In the present case, even accepting that cl 13.4 of the agreement and cl 3.1 of the notice can be read together, the client cannot sensibly work out the lawyer’s estimate of the actual amount of the uplift fee.  Under cl 3.4.28(3), it is the mandatory responsibility of the lawyer to apply his or her mind to the likely actual amount of that fee and disclose in the agreement an estimate that reflects an approximate judgment or opinion on that subject.  Whether or not Russells ever did the former, it did not do the latter.  The associate judge did not err, indeed was correct, in so deciding.

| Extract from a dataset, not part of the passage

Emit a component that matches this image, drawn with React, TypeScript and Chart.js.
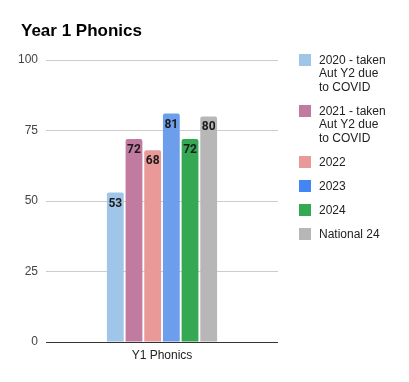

Was the agreement signed by the client?

  1. As we have seen, an ordinary retainer between lawyer and client need not be in writing, although the lawyer must make disclosure in writing (ss 3.4.9 and 3.4.11).  A costs agreement must be written or evidenced in writing (s 3.4.26(2)).  A conditional costs agreement must actually be in writing (s 3.4.27(3)(c)(i)).  Of course, a conditional costs agreement involving an uplift fee is a kind of conditional costs agreement.  The form of such agreements is not prescribed.

  1. There are differences in the requirements for entering into a costs agreement as against a conditional costs agreement.  Under s 3.4.26(3), a costs agreement may consist of a written offer that is accepted in writing or by other conduct. Section 3.4.26(4) requires the offer clearly to state that the ‘client may accept it in writing or by other conduct’ (para (b)) and also state ‘the type of conduct that will constitute acceptance’ (para (c)). By contrast, under s 3.4.27(3)(c), a conditional costs agreement must be ‘signed by the client’ (sub-para (iii)) and cannot be accepted by other conduct.[17]   

    [17]The note under s 3.4.26(3) states: ‘Acceptance by other conduct is not permitted for conditional costs agreements – see section 3.4.27(3)(c)’. This note forms part of the Act: Interpretation of Legislation Act 1984 (Vic), s 36(3A)(a).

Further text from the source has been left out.